Given data >>
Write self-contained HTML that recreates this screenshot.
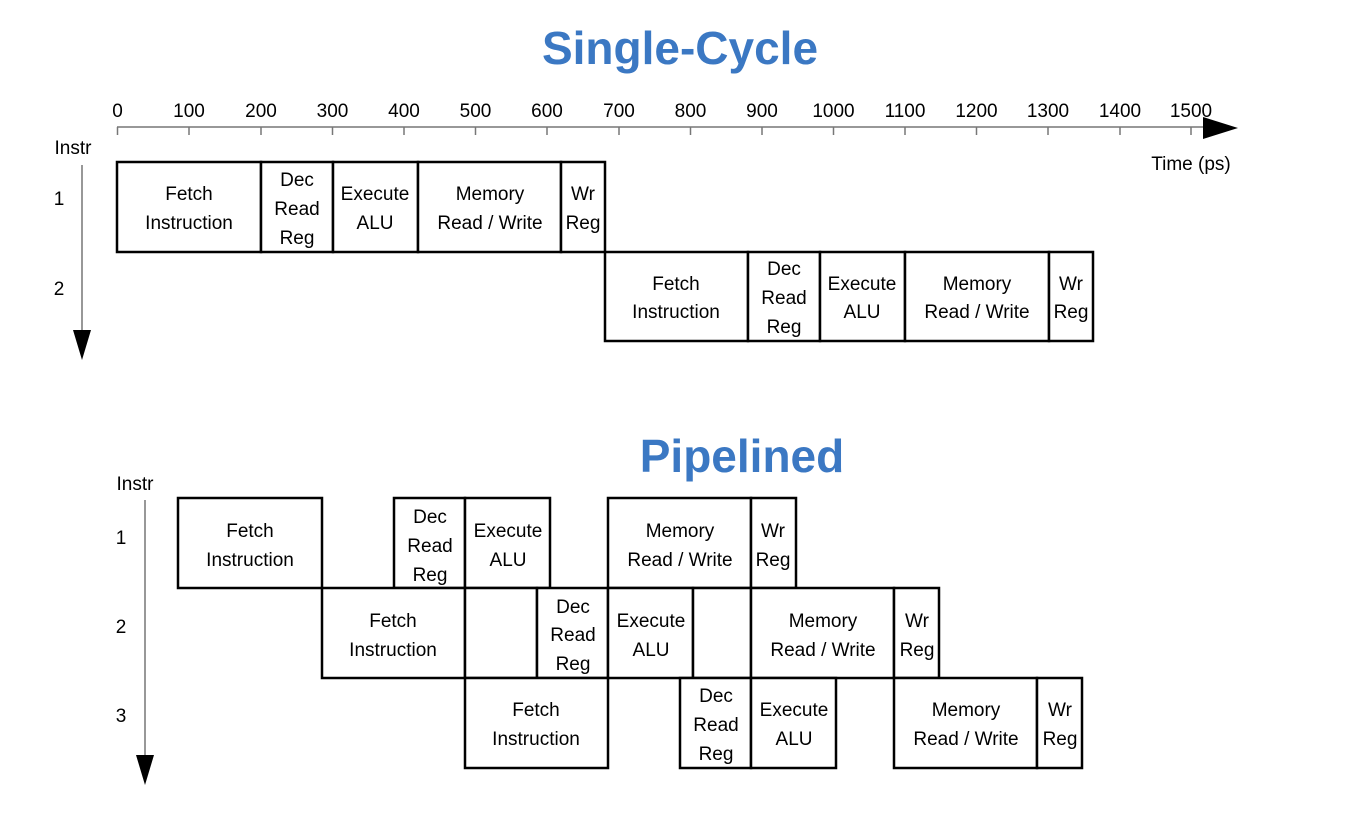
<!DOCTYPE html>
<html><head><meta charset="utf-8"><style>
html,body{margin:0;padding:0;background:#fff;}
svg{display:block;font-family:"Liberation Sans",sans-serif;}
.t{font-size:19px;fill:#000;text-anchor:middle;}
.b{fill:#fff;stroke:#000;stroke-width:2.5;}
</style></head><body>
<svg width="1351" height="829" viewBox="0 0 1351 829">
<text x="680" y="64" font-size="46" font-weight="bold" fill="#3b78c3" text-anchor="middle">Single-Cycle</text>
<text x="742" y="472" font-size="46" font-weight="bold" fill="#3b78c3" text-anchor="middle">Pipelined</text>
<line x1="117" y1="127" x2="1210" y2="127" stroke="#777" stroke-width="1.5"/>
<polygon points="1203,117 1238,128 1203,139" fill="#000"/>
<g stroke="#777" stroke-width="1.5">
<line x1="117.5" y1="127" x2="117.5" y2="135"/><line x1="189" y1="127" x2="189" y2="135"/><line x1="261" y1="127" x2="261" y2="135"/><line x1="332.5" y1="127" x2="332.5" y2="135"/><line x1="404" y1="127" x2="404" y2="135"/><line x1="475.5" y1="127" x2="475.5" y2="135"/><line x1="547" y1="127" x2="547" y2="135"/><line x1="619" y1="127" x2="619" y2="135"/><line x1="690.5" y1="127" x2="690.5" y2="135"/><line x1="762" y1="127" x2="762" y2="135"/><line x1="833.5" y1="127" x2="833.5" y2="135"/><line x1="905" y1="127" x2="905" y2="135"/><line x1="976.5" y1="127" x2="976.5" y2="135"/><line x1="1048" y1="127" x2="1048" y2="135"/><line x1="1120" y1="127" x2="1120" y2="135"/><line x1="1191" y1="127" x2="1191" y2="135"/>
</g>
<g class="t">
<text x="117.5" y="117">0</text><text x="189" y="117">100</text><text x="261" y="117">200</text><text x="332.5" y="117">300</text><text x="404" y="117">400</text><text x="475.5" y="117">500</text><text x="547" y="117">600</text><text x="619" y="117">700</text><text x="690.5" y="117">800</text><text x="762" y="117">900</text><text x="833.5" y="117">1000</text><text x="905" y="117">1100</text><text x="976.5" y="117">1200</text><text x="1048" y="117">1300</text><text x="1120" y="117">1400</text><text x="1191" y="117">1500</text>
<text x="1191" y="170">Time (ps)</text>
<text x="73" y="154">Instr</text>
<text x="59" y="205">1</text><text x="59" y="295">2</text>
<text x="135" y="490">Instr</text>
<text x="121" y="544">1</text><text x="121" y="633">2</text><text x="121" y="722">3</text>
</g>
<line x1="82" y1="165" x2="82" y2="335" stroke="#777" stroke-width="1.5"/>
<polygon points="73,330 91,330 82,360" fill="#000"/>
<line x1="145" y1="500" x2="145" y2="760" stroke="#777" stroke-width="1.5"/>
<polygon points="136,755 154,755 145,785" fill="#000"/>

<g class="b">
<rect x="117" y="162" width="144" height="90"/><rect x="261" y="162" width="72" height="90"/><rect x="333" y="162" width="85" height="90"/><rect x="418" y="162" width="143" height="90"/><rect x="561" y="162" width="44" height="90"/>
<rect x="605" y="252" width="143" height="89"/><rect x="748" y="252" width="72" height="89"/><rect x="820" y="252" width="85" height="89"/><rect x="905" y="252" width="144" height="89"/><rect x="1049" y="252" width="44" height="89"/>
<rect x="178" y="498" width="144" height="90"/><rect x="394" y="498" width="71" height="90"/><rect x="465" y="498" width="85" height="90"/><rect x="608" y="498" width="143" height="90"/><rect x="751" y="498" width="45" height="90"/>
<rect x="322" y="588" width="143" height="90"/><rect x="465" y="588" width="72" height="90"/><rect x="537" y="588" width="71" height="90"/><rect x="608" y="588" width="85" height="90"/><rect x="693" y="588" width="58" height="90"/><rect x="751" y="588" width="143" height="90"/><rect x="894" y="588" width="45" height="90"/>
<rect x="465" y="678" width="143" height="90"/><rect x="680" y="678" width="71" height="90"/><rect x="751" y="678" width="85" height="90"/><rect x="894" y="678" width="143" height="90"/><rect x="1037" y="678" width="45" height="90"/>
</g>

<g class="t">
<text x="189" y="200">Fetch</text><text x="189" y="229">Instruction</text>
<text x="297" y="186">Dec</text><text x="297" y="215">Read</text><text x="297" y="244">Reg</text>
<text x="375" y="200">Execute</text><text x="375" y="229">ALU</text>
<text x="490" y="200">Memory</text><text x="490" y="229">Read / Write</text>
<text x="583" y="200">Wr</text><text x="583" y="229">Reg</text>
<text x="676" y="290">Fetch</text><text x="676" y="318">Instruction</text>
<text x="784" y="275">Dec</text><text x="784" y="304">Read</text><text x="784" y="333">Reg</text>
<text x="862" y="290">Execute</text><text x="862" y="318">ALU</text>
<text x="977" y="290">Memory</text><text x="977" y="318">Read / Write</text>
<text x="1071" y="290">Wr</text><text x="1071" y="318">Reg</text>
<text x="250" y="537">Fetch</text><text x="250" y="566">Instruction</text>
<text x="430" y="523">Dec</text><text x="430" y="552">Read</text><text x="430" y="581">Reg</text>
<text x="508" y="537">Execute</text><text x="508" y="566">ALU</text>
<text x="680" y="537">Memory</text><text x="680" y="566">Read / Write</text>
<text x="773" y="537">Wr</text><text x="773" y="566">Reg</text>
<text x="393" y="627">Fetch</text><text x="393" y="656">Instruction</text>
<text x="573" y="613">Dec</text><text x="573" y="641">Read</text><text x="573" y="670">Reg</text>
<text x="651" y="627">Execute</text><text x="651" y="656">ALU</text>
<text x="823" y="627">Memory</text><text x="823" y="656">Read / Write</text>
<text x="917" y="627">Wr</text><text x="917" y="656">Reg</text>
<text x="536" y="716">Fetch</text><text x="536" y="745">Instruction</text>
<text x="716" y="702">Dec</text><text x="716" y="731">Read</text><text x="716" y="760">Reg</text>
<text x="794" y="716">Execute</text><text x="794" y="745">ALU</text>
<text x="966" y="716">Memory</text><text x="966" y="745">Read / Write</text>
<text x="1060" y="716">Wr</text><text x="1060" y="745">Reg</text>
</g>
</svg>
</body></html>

Work to be completed >> Repeat the data exactly, dropping every picture it holds.

Worked solution >>
Write self-contained HTML that recreates this screenshot.
<!DOCTYPE html>
<html><head><meta charset="utf-8"><style>
html,body{margin:0;padding:0;background:#fff;}
svg{display:block;font-family:"Liberation Sans",sans-serif;}
.t{font-size:19px;fill:#000;text-anchor:middle;}
.b{fill:#fff;stroke:#000;stroke-width:2.5;}
</style></head><body>
<svg width="1351" height="829" viewBox="0 0 1351 829">
<text x="680" y="64" font-size="46" font-weight="bold" fill="#3b78c3" text-anchor="middle">Single-Cycle</text>
<text x="742" y="472" font-size="46" font-weight="bold" fill="#3b78c3" text-anchor="middle">Pipelined</text>
<line x1="117" y1="127" x2="1210" y2="127" stroke="#777" stroke-width="1.5"/>
<polygon points="1203,117 1238,128 1203,139" fill="#000"/>
<g stroke="#777" stroke-width="1.5">
<line x1="117.5" y1="127" x2="117.5" y2="135"/><line x1="189" y1="127" x2="189" y2="135"/><line x1="261" y1="127" x2="261" y2="135"/><line x1="332.5" y1="127" x2="332.5" y2="135"/><line x1="404" y1="127" x2="404" y2="135"/><line x1="475.5" y1="127" x2="475.5" y2="135"/><line x1="547" y1="127" x2="547" y2="135"/><line x1="619" y1="127" x2="619" y2="135"/><line x1="690.5" y1="127" x2="690.5" y2="135"/><line x1="762" y1="127" x2="762" y2="135"/><line x1="833.5" y1="127" x2="833.5" y2="135"/><line x1="905" y1="127" x2="905" y2="135"/><line x1="976.5" y1="127" x2="976.5" y2="135"/><line x1="1048" y1="127" x2="1048" y2="135"/><line x1="1120" y1="127" x2="1120" y2="135"/><line x1="1191" y1="127" x2="1191" y2="135"/>
</g>
<g class="t">
<text x="117.5" y="117">0</text><text x="189" y="117">100</text><text x="261" y="117">200</text><text x="332.5" y="117">300</text><text x="404" y="117">400</text><text x="475.5" y="117">500</text><text x="547" y="117">600</text><text x="619" y="117">700</text><text x="690.5" y="117">800</text><text x="762" y="117">900</text><text x="833.5" y="117">1000</text><text x="905" y="117">1100</text><text x="976.5" y="117">1200</text><text x="1048" y="117">1300</text><text x="1120" y="117">1400</text><text x="1191" y="117">1500</text>
<text x="1191" y="170">Time (ps)</text>
<text x="73" y="154">Instr</text>
<text x="59" y="205">1</text><text x="59" y="295">2</text>
<text x="135" y="490">Instr</text>
<text x="121" y="544">1</text><text x="121" y="633">2</text><text x="121" y="722">3</text>
</g>
<line x1="82" y1="165" x2="82" y2="335" stroke="#777" stroke-width="1.5"/>
<polygon points="73,330 91,330 82,360" fill="#000"/>
<line x1="145" y1="500" x2="145" y2="760" stroke="#777" stroke-width="1.5"/>
<polygon points="136,755 154,755 145,785" fill="#000"/>

<g class="b">
<rect x="117" y="162" width="144" height="90"/><rect x="261" y="162" width="72" height="90"/><rect x="333" y="162" width="85" height="90"/><rect x="418" y="162" width="143" height="90"/><rect x="561" y="162" width="44" height="90"/>
<rect x="605" y="252" width="143" height="89"/><rect x="748" y="252" width="72" height="89"/><rect x="820" y="252" width="85" height="89"/><rect x="905" y="252" width="144" height="89"/><rect x="1049" y="252" width="44" height="89"/>
<rect x="178" y="498" width="144" height="90"/><rect x="394" y="498" width="71" height="90"/><rect x="465" y="498" width="85" height="90"/><rect x="608" y="498" width="143" height="90"/><rect x="751" y="498" width="45" height="90"/>
<rect x="322" y="588" width="143" height="90"/><rect x="465" y="588" width="72" height="90"/><rect x="537" y="588" width="71" height="90"/><rect x="608" y="588" width="85" height="90"/><rect x="693" y="588" width="58" height="90"/><rect x="751" y="588" width="143" height="90"/><rect x="894" y="588" width="45" height="90"/>
<rect x="465" y="678" width="143" height="90"/><rect x="680" y="678" width="71" height="90"/><rect x="751" y="678" width="85" height="90"/><rect x="894" y="678" width="143" height="90"/><rect x="1037" y="678" width="45" height="90"/>
</g>

<g class="t">
<text x="189" y="200">Fetch</text><text x="189" y="229">Instruction</text>
<text x="297" y="186">Dec</text><text x="297" y="215">Read</text><text x="297" y="244">Reg</text>
<text x="375" y="200">Execute</text><text x="375" y="229">ALU</text>
<text x="490" y="200">Memory</text><text x="490" y="229">Read / Write</text>
<text x="583" y="200">Wr</text><text x="583" y="229">Reg</text>
<text x="676" y="290">Fetch</text><text x="676" y="318">Instruction</text>
<text x="784" y="275">Dec</text><text x="784" y="304">Read</text><text x="784" y="333">Reg</text>
<text x="862" y="290">Execute</text><text x="862" y="318">ALU</text>
<text x="977" y="290">Memory</text><text x="977" y="318">Read / Write</text>
<text x="1071" y="290">Wr</text><text x="1071" y="318">Reg</text>
<text x="250" y="537">Fetch</text><text x="250" y="566">Instruction</text>
<text x="430" y="523">Dec</text><text x="430" y="552">Read</text><text x="430" y="581">Reg</text>
<text x="508" y="537">Execute</text><text x="508" y="566">ALU</text>
<text x="680" y="537">Memory</text><text x="680" y="566">Read / Write</text>
<text x="773" y="537">Wr</text><text x="773" y="566">Reg</text>
<text x="393" y="627">Fetch</text><text x="393" y="656">Instruction</text>
<text x="573" y="613">Dec</text><text x="573" y="641">Read</text><text x="573" y="670">Reg</text>
<text x="651" y="627">Execute</text><text x="651" y="656">ALU</text>
<text x="823" y="627">Memory</text><text x="823" y="656">Read / Write</text>
<text x="917" y="627">Wr</text><text x="917" y="656">Reg</text>
<text x="536" y="716">Fetch</text><text x="536" y="745">Instruction</text>
<text x="716" y="702">Dec</text><text x="716" y="731">Read</text><text x="716" y="760">Reg</text>
<text x="794" y="716">Execute</text><text x="794" y="745">ALU</text>
<text x="966" y="716">Memory</text><text x="966" y="745">Read / Write</text>
<text x="1060" y="716">Wr</text><text x="1060" y="745">Reg</text>
</g>
</svg>
</body></html>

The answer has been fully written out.